[Begin Records for the exercise]

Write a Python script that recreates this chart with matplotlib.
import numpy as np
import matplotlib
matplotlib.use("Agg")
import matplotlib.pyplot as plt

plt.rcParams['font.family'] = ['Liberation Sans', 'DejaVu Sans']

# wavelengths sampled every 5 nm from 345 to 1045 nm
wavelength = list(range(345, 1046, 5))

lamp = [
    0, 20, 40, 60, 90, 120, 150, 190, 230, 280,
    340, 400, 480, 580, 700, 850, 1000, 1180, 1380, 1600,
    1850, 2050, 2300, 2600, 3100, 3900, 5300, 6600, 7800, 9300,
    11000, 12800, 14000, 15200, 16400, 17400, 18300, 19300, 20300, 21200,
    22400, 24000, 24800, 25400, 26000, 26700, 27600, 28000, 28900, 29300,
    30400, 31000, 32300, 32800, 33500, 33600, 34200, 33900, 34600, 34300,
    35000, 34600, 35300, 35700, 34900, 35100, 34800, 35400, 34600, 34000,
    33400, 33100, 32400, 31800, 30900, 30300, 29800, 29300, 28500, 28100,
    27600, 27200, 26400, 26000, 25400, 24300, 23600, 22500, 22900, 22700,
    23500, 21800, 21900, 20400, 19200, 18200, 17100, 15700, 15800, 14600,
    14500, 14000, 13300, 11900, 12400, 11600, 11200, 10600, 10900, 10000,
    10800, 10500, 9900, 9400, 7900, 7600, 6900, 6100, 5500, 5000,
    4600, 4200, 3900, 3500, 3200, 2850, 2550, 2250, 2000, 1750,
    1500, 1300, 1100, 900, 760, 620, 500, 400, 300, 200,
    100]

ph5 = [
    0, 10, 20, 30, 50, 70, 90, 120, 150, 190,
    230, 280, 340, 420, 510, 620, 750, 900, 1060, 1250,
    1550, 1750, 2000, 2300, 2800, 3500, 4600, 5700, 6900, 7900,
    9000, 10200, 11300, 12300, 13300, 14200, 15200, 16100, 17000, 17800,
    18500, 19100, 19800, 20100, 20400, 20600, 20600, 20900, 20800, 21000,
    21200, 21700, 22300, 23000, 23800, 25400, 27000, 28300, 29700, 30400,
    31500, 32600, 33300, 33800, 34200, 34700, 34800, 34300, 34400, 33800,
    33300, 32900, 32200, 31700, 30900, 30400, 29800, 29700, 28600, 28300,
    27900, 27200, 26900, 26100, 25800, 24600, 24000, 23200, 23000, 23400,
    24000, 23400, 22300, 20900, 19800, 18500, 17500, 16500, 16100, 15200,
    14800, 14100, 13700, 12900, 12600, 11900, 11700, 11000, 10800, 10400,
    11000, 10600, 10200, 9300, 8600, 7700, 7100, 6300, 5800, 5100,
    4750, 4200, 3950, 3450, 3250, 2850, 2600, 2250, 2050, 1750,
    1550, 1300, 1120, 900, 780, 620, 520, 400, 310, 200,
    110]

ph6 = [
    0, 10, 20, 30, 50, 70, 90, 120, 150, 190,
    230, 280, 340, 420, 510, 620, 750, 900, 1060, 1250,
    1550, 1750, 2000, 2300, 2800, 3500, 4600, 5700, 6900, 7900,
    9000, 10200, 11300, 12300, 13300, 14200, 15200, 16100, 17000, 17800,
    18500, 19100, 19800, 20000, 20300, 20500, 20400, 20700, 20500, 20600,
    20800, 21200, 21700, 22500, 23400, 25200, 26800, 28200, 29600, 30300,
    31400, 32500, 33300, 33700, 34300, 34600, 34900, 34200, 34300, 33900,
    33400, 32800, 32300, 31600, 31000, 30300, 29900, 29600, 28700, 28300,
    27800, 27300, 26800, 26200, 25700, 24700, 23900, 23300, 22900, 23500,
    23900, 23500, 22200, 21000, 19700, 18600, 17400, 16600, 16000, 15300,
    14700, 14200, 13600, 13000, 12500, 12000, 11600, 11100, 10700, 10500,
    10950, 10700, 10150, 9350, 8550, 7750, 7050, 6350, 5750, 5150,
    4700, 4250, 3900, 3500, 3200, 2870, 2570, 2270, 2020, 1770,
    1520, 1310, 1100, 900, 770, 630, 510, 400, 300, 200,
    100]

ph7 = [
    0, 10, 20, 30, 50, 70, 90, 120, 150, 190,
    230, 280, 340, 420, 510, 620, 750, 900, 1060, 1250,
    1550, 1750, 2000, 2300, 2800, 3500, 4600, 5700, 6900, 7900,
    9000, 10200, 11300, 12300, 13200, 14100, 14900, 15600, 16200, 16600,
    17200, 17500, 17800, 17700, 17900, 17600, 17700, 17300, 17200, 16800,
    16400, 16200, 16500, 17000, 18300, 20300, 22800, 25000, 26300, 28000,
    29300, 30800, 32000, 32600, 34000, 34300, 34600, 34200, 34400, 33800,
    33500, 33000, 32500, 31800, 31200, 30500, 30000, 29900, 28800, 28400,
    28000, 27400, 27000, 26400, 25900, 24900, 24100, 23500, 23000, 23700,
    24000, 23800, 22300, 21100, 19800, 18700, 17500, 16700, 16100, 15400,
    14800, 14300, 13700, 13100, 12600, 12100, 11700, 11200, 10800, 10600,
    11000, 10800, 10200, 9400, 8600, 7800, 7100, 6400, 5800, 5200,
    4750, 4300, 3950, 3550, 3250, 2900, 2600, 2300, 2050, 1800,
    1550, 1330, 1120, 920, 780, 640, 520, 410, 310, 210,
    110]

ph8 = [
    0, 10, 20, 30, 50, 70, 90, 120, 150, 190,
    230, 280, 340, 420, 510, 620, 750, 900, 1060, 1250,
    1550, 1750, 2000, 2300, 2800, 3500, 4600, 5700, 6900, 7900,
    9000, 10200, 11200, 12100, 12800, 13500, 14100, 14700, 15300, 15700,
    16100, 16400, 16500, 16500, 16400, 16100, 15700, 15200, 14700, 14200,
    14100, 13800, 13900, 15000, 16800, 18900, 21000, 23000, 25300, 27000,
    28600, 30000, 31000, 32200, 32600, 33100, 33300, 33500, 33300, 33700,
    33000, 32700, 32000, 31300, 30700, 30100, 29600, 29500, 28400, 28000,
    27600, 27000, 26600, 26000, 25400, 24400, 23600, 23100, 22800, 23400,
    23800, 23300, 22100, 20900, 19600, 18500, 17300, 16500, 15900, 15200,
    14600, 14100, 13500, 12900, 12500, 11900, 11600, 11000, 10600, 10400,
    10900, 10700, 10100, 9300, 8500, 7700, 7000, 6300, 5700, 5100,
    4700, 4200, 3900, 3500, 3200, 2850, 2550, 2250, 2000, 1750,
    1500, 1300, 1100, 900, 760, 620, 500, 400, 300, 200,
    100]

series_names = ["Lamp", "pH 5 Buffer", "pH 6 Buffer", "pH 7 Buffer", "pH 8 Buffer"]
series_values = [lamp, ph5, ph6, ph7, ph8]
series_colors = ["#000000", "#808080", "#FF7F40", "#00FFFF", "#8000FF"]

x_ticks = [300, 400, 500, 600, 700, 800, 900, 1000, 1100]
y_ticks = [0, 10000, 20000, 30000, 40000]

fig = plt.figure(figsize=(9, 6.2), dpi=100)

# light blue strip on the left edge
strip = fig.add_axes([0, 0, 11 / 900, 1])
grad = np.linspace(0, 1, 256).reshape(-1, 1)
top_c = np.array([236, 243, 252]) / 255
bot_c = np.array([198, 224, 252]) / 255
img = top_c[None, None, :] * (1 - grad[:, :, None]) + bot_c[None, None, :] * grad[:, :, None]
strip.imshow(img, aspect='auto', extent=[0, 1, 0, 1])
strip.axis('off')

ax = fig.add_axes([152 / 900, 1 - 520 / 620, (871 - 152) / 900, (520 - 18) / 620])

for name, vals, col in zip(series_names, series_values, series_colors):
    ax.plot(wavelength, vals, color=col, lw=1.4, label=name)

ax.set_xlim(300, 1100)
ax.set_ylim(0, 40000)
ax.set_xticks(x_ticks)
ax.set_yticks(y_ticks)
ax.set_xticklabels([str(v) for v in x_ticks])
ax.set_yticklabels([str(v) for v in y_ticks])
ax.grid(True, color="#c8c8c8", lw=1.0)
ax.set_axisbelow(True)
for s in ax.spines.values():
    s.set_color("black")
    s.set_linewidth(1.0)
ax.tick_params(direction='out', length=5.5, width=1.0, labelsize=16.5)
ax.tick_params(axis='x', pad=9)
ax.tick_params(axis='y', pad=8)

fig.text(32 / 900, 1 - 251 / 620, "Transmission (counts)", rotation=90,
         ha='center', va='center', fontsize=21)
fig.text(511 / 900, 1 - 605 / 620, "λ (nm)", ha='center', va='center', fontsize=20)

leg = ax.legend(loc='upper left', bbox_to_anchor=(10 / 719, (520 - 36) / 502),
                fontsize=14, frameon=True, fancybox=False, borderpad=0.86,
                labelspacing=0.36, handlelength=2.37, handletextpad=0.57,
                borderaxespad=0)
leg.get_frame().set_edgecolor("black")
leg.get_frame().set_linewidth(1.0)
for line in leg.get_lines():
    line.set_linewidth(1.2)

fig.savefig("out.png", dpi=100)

[End Records for the exercise]
[Begin Records for the exercise]

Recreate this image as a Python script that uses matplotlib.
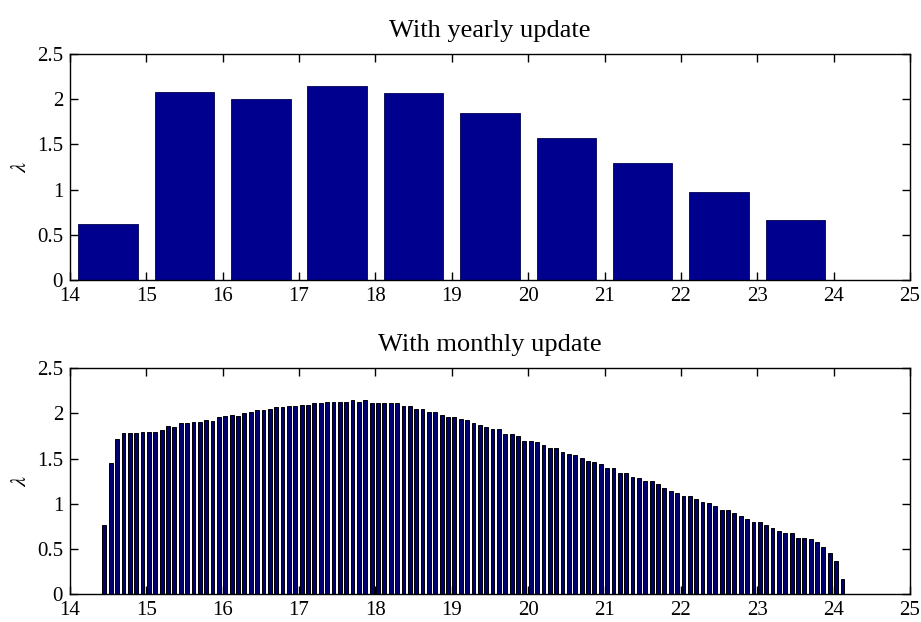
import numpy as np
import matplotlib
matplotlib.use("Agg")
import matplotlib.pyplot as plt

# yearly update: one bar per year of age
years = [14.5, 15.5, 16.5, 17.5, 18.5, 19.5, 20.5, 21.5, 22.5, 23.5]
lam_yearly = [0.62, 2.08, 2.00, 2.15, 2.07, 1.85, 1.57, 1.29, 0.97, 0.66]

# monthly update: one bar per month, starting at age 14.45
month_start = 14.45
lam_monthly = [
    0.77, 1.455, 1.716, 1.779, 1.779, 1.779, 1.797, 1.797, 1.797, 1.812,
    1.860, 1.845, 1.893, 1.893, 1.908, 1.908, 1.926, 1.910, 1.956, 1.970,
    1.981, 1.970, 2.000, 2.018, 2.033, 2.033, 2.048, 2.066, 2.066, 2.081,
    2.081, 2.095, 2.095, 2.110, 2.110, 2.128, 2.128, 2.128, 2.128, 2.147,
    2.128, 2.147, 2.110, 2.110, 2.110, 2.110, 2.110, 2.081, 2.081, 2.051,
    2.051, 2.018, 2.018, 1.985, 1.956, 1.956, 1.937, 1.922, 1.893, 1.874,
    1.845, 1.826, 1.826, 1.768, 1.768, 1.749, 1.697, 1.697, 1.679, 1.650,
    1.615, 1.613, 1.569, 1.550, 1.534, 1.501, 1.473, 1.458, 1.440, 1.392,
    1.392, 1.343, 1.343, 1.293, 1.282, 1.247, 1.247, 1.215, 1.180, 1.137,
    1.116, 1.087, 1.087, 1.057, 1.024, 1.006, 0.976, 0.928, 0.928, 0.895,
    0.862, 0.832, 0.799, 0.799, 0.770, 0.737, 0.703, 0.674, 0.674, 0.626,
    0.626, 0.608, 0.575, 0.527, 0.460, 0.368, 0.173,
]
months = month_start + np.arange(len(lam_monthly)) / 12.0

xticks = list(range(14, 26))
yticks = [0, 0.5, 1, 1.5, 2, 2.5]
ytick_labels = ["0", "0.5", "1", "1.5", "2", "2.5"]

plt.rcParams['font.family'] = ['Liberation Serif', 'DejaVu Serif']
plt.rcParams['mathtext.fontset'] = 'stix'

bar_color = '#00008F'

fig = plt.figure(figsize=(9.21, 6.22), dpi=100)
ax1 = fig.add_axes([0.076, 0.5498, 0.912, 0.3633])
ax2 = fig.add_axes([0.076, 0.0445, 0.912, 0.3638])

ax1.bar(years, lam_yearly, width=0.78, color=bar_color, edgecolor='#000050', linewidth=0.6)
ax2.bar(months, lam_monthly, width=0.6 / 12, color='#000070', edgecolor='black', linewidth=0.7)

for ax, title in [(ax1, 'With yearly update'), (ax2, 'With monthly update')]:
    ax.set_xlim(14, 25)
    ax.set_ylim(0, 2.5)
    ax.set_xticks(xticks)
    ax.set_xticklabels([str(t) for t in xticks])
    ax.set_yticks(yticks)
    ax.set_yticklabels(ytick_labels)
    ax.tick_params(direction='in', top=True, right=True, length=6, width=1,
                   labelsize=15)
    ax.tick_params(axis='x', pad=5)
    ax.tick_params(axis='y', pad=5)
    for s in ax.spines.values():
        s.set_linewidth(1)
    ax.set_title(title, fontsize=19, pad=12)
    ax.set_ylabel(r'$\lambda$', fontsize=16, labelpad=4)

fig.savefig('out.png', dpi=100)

[End Records for the exercise]

Copy the records above exactly, beginning at the line that contains "Write a Python" and stopping after the line that contains "wavelength = list(range(345, 1046, 5))".

Task output
Write a Python script that recreates this chart with matplotlib.
import numpy as np
import matplotlib
matplotlib.use("Agg")
import matplotlib.pyplot as plt

plt.rcParams['font.family'] = ['Liberation Sans', 'DejaVu Sans']

# wavelengths sampled every 5 nm from 345 to 1045 nm
wavelength = list(range(345, 1046, 5))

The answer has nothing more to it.